A recently declassified document on the FCC Web site reveals Sony's first Chromebook.
The legend of the Sony Chromebook stretches back to March of 2011, when Sony Insider first leaked news of its existence with specifications. The rumored features included a 1.2GHz Nvidia Tegra 2 (T25) dual-core ARM Cortex A9 processor; an 11.6-inch (1,366x768) LCD; 1GB of DDR2 RAM; 16GB of flash storage; eight-hour battery life; and more.
A year later, new FCC documents for the Sony VCC111 laptop contain an assortment of photos, showing the device from multiple angles. You may notice the lack of a Windows button on the keyboard.
CNET also showed the images to a trusted source familiar with the matter, who confirmed the slim, ultraportable Sony laptop uses Google's Chrome OS. The final nail in the rumor coffin lies in the actual user manual for the Sony laptop, which clearly discusses how to turn on and operate Chrome OS.

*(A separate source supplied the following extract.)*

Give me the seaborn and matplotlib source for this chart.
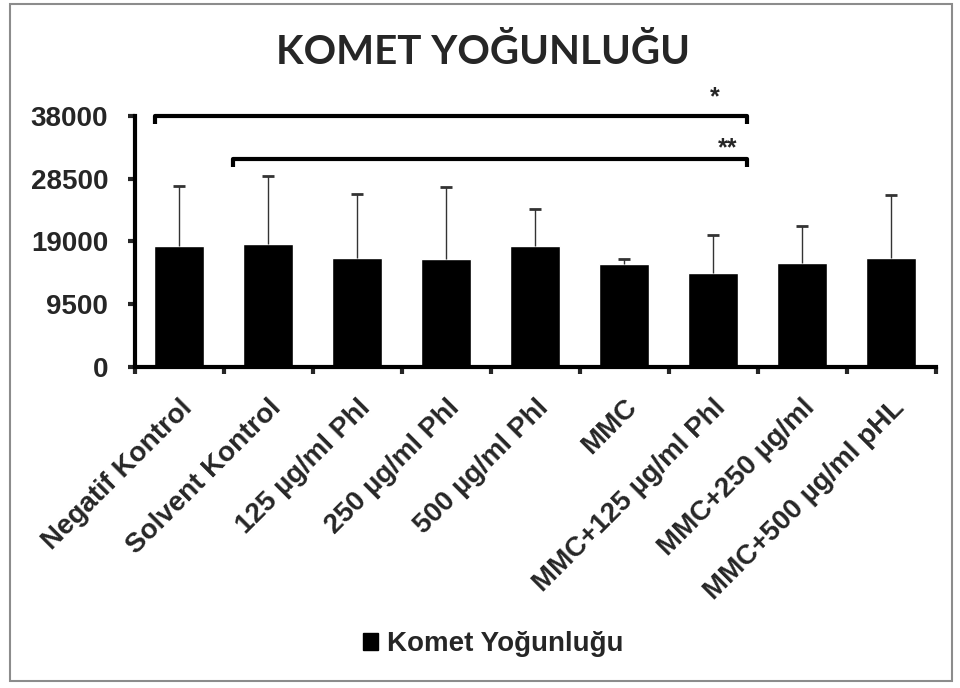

Furthermore, many of the specifications in the documents line up with those earlier rumors, and now we learn a little more. Wireless test pages in the FCC confirm 802.11b/g/n Wi-Fi, 3G radio, and Bluetooth implementation. The pictures show several ports, such as a SD card reader, HDMI port, two USB 2.0 ports, and inputs for a headphone and microphone. We even spotted a separate color, meaning Sony may offer black and white color options.
There's no word yet regarding the price (or release date) of the Sony Chromebook, but alternatives by other companies range from $299 to $419. With the flurry of tablet, ultrabook, and supersized phone releases, do you think the Chromebook still make sense?